Effects of Cavitation on Karman Vortex Behind Circular-Cylinder Arrays

TL;DR

This study investigates how cavitation influences vortex shedding and wake dynamics behind circular-cylinder arrays using molecular dynamics simulations, revealing significant effects on vibration, vortex formation, and wake synchronization.

Contribution

It introduces a molecular dynamics simulation approach to analyze cavitation effects on vortex shedding and wake behavior in cylinder arrays, highlighting new flow phenomena.

Findings

Cavitation reduces vibration and can eliminate vortex shedding.

Longer vapor regions form with increased cavitation.
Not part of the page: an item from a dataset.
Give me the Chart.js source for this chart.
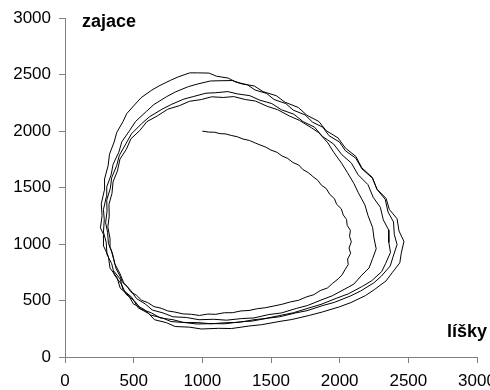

Cavitation weakens vortex synchronization, inducing asymmetric wakes.

Abstract

The effects of cavitation on the flow around a circular-cylinder array are studied by using a molecular dynamics simulation. Cavitation significantly affects on vortex shedding characteristics. As the cavitation develops,the vibration acting on the cylinders decreases and eventually disappears. The further cavitation development generates a longer vapor region next to the cylinders, and the vortex streets are formed at further positions from the cylinders. The neighboring Karman vortexes are synchronized in the antiphase in the absence of the cavitation. This synchronization is weakened by the cavitation, and an asymmetric wake mode can be induced. These findings help mechanical designs of fluid machinery that include cylinder arrays.